Dia menegaskan bahwa pengesahan RPMK akan mengancam mata pencaharian petani tembakau. Mudi menilai petani tidak akan tenang bercocok tanam dan mencari nafkah, jika secara terbuka ada upaya sistematis dan masif yang akan segera mengubah aturan pertembakauan Indonesia sehingga menjegal sumber nafkah bagi jutaan masyarakat.
"Mengesahkan RPMK sama saja dengan menjegal petani mencari nafkah,” paparnya.
Kritik Pengusaha Rokok
Sebelumnya, Ketua Umum Gaprindo, Benny Wachjudi turut mendesak agar pemerintah bisa melihat kritik terhadap Rancangan Permenkes dan beleid PP 28/2024 yang muncul dari kalangan masyarakat sebagai hal penting.
Apalagi, kritik ini semakin mengemuka karena sebelum PP tersebut ditandatangani oleh Presiden Joko Widodo (Jokowi), tidak ada koordinasi yang baik dengan beberapa kementerian terkait.
Benny pun menegaskan, kendati kalangan pengusaha sepakat dengan tujuan untuk meningkatkan kesehatan masyarakat, pendekatan yang diambil tidak bisa hanya melibatkan aspek kesehatan atau industri saja.

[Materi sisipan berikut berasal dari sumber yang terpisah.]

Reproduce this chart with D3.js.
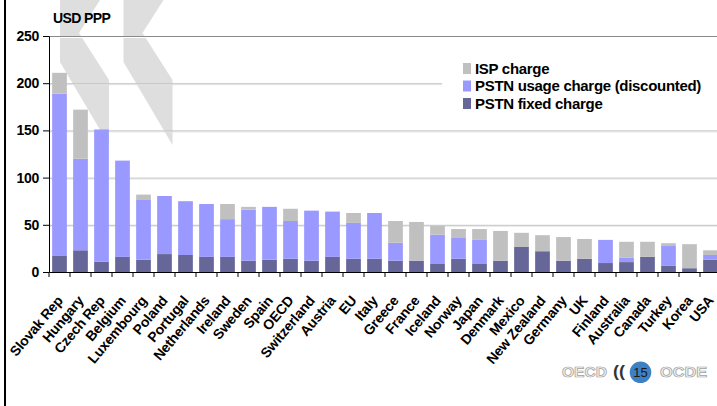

“Kita perlu duduk bersama untuk membahas isu ini secara komprehensif,” tambahnya.
Dari sudut pandang industri, beberapa pasal dalam PP ini dinilai perlu direview. Selain itu, Benny juga menyarankan agar proses penyusunan Rancangan Permenkes sebaiknya dihentikan sampai ada pejabat menteri yang baru. Ia berharap Menkes yang baru nantinya akan membuka ruang diskusi yang mengakomodir masukan berbagai pihak, terutama tenaga kerja dan industri terdampak.